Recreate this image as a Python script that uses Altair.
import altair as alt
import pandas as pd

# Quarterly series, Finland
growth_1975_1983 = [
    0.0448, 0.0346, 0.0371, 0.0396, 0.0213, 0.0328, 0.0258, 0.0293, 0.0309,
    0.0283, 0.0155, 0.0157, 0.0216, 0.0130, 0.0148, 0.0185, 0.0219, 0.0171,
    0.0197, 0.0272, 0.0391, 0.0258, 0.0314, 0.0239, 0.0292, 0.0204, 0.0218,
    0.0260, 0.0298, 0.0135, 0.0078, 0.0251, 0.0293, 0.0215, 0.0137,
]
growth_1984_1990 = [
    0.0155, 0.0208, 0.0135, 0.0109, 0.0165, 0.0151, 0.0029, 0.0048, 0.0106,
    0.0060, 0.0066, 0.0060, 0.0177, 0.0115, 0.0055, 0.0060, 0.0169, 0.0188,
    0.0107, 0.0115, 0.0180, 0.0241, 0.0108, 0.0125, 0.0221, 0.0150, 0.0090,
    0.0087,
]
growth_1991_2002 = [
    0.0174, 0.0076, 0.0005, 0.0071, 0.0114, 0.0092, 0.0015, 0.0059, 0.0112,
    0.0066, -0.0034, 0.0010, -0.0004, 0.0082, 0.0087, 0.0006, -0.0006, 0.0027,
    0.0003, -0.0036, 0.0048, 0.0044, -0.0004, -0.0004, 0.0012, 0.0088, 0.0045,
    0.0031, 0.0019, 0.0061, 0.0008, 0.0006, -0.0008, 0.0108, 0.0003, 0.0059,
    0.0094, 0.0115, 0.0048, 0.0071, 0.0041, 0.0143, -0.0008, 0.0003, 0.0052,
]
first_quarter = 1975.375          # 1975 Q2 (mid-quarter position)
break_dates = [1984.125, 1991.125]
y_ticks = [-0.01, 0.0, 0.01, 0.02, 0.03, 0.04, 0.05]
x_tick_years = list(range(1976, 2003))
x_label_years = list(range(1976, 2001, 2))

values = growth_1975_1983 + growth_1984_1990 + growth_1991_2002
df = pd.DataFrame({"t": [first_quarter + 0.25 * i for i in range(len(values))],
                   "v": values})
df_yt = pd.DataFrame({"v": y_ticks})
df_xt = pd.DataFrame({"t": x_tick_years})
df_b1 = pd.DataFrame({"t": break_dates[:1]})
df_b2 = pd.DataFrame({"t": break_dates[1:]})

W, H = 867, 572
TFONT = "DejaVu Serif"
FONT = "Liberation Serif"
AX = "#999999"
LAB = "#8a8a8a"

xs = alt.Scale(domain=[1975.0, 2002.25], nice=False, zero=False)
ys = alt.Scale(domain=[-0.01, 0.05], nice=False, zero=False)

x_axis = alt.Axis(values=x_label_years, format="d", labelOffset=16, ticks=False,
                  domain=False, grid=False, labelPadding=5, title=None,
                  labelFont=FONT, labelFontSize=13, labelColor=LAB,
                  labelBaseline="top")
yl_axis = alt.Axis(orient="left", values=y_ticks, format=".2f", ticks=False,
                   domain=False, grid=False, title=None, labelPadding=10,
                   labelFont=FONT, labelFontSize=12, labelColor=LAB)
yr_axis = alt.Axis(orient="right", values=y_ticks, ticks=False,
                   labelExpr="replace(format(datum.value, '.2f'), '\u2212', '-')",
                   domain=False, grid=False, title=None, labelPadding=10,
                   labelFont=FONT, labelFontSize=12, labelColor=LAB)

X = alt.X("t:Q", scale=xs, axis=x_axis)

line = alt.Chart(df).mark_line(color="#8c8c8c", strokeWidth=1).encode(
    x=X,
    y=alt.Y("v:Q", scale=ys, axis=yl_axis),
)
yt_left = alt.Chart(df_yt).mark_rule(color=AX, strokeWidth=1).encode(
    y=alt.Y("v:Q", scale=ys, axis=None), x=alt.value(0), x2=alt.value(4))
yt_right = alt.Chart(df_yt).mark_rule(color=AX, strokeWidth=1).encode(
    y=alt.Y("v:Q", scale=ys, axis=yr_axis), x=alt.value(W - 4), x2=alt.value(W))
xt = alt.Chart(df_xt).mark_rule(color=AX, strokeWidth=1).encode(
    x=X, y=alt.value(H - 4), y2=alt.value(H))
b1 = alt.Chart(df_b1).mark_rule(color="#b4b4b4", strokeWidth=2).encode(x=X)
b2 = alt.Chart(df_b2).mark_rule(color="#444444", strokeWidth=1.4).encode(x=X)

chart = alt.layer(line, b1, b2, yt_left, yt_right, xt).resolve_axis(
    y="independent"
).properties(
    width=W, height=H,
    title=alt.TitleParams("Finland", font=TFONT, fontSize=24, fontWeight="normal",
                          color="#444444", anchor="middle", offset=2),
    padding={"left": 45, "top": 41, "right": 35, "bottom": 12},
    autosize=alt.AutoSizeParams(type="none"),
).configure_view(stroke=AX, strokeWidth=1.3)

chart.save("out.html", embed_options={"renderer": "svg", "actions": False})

──────────

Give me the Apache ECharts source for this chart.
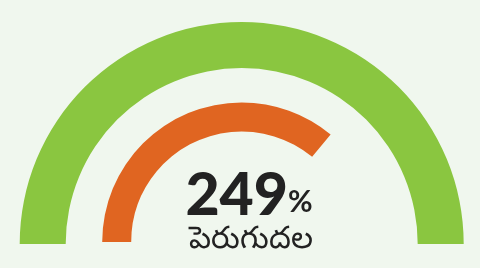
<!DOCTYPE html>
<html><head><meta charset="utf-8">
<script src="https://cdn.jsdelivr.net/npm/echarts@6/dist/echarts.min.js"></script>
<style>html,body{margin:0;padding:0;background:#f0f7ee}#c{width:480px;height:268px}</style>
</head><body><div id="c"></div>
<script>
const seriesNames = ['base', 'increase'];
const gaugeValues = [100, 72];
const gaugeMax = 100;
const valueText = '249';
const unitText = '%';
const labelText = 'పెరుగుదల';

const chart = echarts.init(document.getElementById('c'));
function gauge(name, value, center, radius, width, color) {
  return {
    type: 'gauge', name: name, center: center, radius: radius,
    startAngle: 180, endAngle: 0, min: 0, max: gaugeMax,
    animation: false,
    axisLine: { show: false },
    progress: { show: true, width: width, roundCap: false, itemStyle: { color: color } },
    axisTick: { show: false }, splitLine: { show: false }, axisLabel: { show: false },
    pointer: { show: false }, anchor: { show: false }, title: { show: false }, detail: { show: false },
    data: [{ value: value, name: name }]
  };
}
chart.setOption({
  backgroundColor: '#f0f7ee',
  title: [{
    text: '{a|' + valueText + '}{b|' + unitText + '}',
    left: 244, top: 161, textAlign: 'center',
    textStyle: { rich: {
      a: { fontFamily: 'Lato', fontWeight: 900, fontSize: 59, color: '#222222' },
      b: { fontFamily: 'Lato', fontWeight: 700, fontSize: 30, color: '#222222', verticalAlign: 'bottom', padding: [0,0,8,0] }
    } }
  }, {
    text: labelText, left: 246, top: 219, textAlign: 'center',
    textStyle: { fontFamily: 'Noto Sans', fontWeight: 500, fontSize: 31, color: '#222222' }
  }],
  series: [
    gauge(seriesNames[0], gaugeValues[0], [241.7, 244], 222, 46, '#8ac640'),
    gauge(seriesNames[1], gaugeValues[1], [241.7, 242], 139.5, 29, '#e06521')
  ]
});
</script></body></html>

──────────

# Job
Copy nothing but the lines above from the one with "Give me the" to the one with "const labelText = 'పెరుగుదల';", inclusive, word for word. Leave every picture out.

# Written answer
Give me the Apache ECharts source for this chart.
<!DOCTYPE html>
<html><head><meta charset="utf-8">
<script src="https://cdn.jsdelivr.net/npm/echarts@6/dist/echarts.min.js"></script>
<style>html,body{margin:0;padding:0;background:#f0f7ee}#c{width:480px;height:268px}</style>
</head><body><div id="c"></div>
<script>
const seriesNames = ['base', 'increase'];
const gaugeValues = [100, 72];
const gaugeMax = 100;
const valueText = '249';
const unitText = '%';
const labelText = 'పెరుగుదల';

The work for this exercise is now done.